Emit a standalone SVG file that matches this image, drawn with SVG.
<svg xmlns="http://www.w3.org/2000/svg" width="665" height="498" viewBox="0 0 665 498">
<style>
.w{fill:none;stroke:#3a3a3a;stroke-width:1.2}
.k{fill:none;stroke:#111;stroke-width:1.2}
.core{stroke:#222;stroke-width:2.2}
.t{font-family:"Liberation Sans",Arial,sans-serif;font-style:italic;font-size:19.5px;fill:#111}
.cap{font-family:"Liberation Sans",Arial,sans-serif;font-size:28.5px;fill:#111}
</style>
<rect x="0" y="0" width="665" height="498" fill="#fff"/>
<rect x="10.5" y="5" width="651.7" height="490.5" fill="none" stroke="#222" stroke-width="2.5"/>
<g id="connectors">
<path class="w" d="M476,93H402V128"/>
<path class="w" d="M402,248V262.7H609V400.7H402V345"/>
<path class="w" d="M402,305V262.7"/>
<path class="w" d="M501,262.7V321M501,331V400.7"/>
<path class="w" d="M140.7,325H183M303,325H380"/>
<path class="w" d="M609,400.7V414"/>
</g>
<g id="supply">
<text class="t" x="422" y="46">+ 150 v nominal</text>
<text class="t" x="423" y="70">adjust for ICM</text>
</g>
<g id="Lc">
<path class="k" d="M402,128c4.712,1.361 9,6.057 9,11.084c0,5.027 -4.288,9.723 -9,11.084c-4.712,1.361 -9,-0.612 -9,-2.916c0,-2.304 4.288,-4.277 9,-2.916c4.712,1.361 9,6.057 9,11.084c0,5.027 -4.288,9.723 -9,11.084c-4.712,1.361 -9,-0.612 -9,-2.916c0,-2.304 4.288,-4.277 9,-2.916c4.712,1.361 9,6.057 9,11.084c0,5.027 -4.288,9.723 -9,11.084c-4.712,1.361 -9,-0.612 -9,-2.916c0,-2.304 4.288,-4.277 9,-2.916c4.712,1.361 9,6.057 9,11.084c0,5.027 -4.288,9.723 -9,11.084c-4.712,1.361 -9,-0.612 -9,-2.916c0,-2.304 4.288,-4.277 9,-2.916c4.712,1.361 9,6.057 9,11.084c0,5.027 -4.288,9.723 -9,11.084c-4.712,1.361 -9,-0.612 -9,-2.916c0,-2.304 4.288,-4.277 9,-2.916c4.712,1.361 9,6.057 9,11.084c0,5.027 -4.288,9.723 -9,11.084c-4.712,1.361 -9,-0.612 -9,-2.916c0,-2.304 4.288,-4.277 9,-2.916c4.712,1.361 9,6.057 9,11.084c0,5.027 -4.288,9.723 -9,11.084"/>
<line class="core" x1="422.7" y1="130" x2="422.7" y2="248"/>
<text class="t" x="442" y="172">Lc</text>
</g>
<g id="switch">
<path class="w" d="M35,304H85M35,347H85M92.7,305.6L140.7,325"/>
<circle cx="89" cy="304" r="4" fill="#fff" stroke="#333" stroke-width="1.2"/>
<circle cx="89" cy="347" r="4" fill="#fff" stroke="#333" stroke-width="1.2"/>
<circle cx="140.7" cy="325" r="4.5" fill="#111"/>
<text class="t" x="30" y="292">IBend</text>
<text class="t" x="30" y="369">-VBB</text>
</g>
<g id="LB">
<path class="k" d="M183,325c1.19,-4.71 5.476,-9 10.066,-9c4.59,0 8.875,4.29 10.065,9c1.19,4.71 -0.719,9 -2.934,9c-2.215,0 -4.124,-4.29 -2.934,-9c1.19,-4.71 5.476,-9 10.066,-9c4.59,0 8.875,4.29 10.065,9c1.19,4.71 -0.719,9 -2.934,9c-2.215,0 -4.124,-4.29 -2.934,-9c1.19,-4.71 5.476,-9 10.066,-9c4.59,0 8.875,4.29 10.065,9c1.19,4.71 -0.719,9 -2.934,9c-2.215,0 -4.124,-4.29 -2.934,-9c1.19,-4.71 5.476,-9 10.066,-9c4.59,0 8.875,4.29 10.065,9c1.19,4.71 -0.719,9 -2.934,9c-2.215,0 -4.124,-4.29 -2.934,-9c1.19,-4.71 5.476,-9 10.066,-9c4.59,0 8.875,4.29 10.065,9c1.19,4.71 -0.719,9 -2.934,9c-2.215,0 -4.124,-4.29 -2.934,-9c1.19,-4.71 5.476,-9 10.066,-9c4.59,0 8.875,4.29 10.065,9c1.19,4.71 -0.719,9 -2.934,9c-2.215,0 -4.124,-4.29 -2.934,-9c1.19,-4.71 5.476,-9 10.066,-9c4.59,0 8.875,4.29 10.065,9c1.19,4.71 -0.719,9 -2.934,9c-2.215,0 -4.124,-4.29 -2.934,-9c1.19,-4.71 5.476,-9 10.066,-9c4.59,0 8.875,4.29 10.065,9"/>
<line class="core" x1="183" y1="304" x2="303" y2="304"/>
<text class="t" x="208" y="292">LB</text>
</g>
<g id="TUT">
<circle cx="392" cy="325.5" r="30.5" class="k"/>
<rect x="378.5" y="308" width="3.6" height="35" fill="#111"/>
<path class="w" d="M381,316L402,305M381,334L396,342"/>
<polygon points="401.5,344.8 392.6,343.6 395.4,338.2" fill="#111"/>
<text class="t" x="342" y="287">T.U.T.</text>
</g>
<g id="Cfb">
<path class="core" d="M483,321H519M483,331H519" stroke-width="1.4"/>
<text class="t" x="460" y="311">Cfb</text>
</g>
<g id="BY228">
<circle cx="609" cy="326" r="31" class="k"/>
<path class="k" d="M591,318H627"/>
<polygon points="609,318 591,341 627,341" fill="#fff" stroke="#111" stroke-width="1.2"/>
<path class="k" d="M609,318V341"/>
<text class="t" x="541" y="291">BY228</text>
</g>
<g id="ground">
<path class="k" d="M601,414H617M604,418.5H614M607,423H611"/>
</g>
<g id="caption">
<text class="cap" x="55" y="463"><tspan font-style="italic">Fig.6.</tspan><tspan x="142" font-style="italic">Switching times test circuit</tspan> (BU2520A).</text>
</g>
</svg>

::::::::::

### Goal
Print the whole listing exactly as it is.

### Written reply
Emit a standalone SVG file that matches this image, drawn with SVG.
<svg xmlns="http://www.w3.org/2000/svg" width="665" height="498" viewBox="0 0 665 498">
<style>
.w{fill:none;stroke:#3a3a3a;stroke-width:1.2}
.k{fill:none;stroke:#111;stroke-width:1.2}
.core{stroke:#222;stroke-width:2.2}
.t{font-family:"Liberation Sans",Arial,sans-serif;font-style:italic;font-size:19.5px;fill:#111}
.cap{font-family:"Liberation Sans",Arial,sans-serif;font-size:28.5px;fill:#111}
</style>
<rect x="0" y="0" width="665" height="498" fill="#fff"/>
<rect x="10.5" y="5" width="651.7" height="490.5" fill="none" stroke="#222" stroke-width="2.5"/>
<g id="connectors">
<path class="w" d="M476,93H402V128"/>
<path class="w" d="M402,248V262.7H609V400.7H402V345"/>
<path class="w" d="M402,305V262.7"/>
<path class="w" d="M501,262.7V321M501,331V400.7"/>
<path class="w" d="M140.7,325H183M303,325H380"/>
<path class="w" d="M609,400.7V414"/>
</g>
<g id="supply">
<text class="t" x="422" y="46">+ 150 v nominal</text>
<text class="t" x="423" y="70">adjust for ICM</text>
</g>
<g id="Lc">
<path class="k" d="M402,128c4.712,1.361 9,6.057 9,11.084c0,5.027 -4.288,9.723 -9,11.084c-4.712,1.361 -9,-0.612 -9,-2.916c0,-2.304 4.288,-4.277 9,-2.916c4.712,1.361 9,6.057 9,11.084c0,5.027 -4.288,9.723 -9,11.084c-4.712,1.361 -9,-0.612 -9,-2.916c0,-2.304 4.288,-4.277 9,-2.916c4.712,1.361 9,6.057 9,11.084c0,5.027 -4.288,9.723 -9,11.084c-4.712,1.361 -9,-0.612 -9,-2.916c0,-2.304 4.288,-4.277 9,-2.916c4.712,1.361 9,6.057 9,11.084c0,5.027 -4.288,9.723 -9,11.084c-4.712,1.361 -9,-0.612 -9,-2.916c0,-2.304 4.288,-4.277 9,-2.916c4.712,1.361 9,6.057 9,11.084c0,5.027 -4.288,9.723 -9,11.084c-4.712,1.361 -9,-0.612 -9,-2.916c0,-2.304 4.288,-4.277 9,-2.916c4.712,1.361 9,6.057 9,11.084c0,5.027 -4.288,9.723 -9,11.084c-4.712,1.361 -9,-0.612 -9,-2.916c0,-2.304 4.288,-4.277 9,-2.916c4.712,1.361 9,6.057 9,11.084c0,5.027 -4.288,9.723 -9,11.084"/>
<line class="core" x1="422.7" y1="130" x2="422.7" y2="248"/>
<text class="t" x="442" y="172">Lc</text>
</g>
<g id="switch">
<path class="w" d="M35,304H85M35,347H85M92.7,305.6L140.7,325"/>
<circle cx="89" cy="304" r="4" fill="#fff" stroke="#333" stroke-width="1.2"/>
<circle cx="89" cy="347" r="4" fill="#fff" stroke="#333" stroke-width="1.2"/>
<circle cx="140.7" cy="325" r="4.5" fill="#111"/>
<text class="t" x="30" y="292">IBend</text>
<text class="t" x="30" y="369">-VBB</text>
</g>
<g id="LB">
<path class="k" d="M183,325c1.19,-4.71 5.476,-9 10.066,-9c4.59,0 8.875,4.29 10.065,9c1.19,4.71 -0.719,9 -2.934,9c-2.215,0 -4.124,-4.29 -2.934,-9c1.19,-4.71 5.476,-9 10.066,-9c4.59,0 8.875,4.29 10.065,9c1.19,4.71 -0.719,9 -2.934,9c-2.215,0 -4.124,-4.29 -2.934,-9c1.19,-4.71 5.476,-9 10.066,-9c4.59,0 8.875,4.29 10.065,9c1.19,4.71 -0.719,9 -2.934,9c-2.215,0 -4.124,-4.29 -2.934,-9c1.19,-4.71 5.476,-9 10.066,-9c4.59,0 8.875,4.29 10.065,9c1.19,4.71 -0.719,9 -2.934,9c-2.215,0 -4.124,-4.29 -2.934,-9c1.19,-4.71 5.476,-9 10.066,-9c4.59,0 8.875,4.29 10.065,9c1.19,4.71 -0.719,9 -2.934,9c-2.215,0 -4.124,-4.29 -2.934,-9c1.19,-4.71 5.476,-9 10.066,-9c4.59,0 8.875,4.29 10.065,9c1.19,4.71 -0.719,9 -2.934,9c-2.215,0 -4.124,-4.29 -2.934,-9c1.19,-4.71 5.476,-9 10.066,-9c4.59,0 8.875,4.29 10.065,9c1.19,4.71 -0.719,9 -2.934,9c-2.215,0 -4.124,-4.29 -2.934,-9c1.19,-4.71 5.476,-9 10.066,-9c4.59,0 8.875,4.29 10.065,9"/>
<line class="core" x1="183" y1="304" x2="303" y2="304"/>
<text class="t" x="208" y="292">LB</text>
</g>
<g id="TUT">
<circle cx="392" cy="325.5" r="30.5" class="k"/>
<rect x="378.5" y="308" width="3.6" height="35" fill="#111"/>
<path class="w" d="M381,316L402,305M381,334L396,342"/>
<polygon points="401.5,344.8 392.6,343.6 395.4,338.2" fill="#111"/>
<text class="t" x="342" y="287">T.U.T.</text>
</g>
<g id="Cfb">
<path class="core" d="M483,321H519M483,331H519" stroke-width="1.4"/>
<text class="t" x="460" y="311">Cfb</text>
</g>
<g id="BY228">
<circle cx="609" cy="326" r="31" class="k"/>
<path class="k" d="M591,318H627"/>
<polygon points="609,318 591,341 627,341" fill="#fff" stroke="#111" stroke-width="1.2"/>
<path class="k" d="M609,318V341"/>
<text class="t" x="541" y="291">BY228</text>
</g>
<g id="ground">
<path class="k" d="M601,414H617M604,418.5H614M607,423H611"/>
</g>
<g id="caption">
<text class="cap" x="55" y="463"><tspan font-style="italic">Fig.6.</tspan><tspan x="142" font-style="italic">Switching times test circuit</tspan> (BU2520A).</text>
</g>
</svg>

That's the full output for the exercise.